Word for word, restate every line of the material.
====================
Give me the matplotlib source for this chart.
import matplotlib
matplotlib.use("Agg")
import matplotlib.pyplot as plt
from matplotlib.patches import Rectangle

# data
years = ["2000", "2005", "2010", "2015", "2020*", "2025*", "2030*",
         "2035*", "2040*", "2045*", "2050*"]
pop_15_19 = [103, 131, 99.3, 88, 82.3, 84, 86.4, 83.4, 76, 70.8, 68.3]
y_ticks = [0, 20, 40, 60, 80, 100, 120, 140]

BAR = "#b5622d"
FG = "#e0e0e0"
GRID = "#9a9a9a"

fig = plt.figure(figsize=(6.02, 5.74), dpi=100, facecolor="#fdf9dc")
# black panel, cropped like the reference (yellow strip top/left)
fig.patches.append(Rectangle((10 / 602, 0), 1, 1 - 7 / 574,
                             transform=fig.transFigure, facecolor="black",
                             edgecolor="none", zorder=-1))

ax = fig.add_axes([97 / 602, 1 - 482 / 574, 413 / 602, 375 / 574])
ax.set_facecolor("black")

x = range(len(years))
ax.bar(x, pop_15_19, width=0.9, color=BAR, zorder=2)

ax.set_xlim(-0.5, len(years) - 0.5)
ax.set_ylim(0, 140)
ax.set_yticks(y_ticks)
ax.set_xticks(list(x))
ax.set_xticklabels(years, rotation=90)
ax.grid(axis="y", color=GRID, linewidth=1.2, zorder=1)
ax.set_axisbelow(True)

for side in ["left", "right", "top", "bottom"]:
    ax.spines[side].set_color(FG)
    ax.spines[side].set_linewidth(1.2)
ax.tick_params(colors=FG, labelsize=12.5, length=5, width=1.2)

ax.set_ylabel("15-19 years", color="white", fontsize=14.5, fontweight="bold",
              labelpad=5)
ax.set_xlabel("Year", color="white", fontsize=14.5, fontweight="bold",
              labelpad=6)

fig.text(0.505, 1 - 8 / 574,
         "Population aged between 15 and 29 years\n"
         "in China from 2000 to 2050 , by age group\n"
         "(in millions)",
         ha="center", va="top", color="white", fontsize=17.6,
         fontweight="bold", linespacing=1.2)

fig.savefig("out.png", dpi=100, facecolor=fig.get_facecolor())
====================
▸ **In response**:
Give me the matplotlib source for this chart.
import matplotlib
matplotlib.use("Agg")
import matplotlib.pyplot as plt
from matplotlib.patches import Rectangle

# data
years = ["2000", "2005", "2010", "2015", "2020*", "2025*", "2030*",
         "2035*", "2040*", "2045*", "2050*"]
pop_15_19 = [103, 131, 99.3, 88, 82.3, 84, 86.4, 83.4, 76, 70.8, 68.3]
y_ticks = [0, 20, 40, 60, 80, 100, 120, 140]

BAR = "#b5622d"
FG = "#e0e0e0"
GRID = "#9a9a9a"

fig = plt.figure(figsize=(6.02, 5.74), dpi=100, facecolor="#fdf9dc")
# black panel, cropped like the reference (yellow strip top/left)
fig.patches.append(Rectangle((10 / 602, 0), 1, 1 - 7 / 574,
                             transform=fig.transFigure, facecolor="black",
                             edgecolor="none", zorder=-1))

ax = fig.add_axes([97 / 602, 1 - 482 / 574, 413 / 602, 375 / 574])
ax.set_facecolor("black")

x = range(len(years))
ax.bar(x, pop_15_19, width=0.9, color=BAR, zorder=2)

ax.set_xlim(-0.5, len(years) - 0.5)
ax.set_ylim(0, 140)
ax.set_yticks(y_ticks)
ax.set_xticks(list(x))
ax.set_xticklabels(years, rotation=90)
ax.grid(axis="y", color=GRID, linewidth=1.2, zorder=1)
ax.set_axisbelow(True)

for side in ["left", "right", "top", "bottom"]:
    ax.spines[side].set_color(FG)
    ax.spines[side].set_linewidth(1.2)
ax.tick_params(colors=FG, labelsize=12.5, length=5, width=1.2)

ax.set_ylabel("15-19 years", color="white", fontsize=14.5, fontweight="bold",
              labelpad=5)
ax.set_xlabel("Year", color="white", fontsize=14.5, fontweight="bold",
              labelpad=6)

fig.text(0.505, 1 - 8 / 574,
         "Population aged between 15 and 29 years\n"
         "in China from 2000 to 2050 , by age group\n"
         "(in millions)",
         ha="center", va="top", color="white", fontsize=17.6,
         fontweight="bold", linespacing=1.2)

fig.savefig("out.png", dpi=100, facecolor=fig.get_facecolor())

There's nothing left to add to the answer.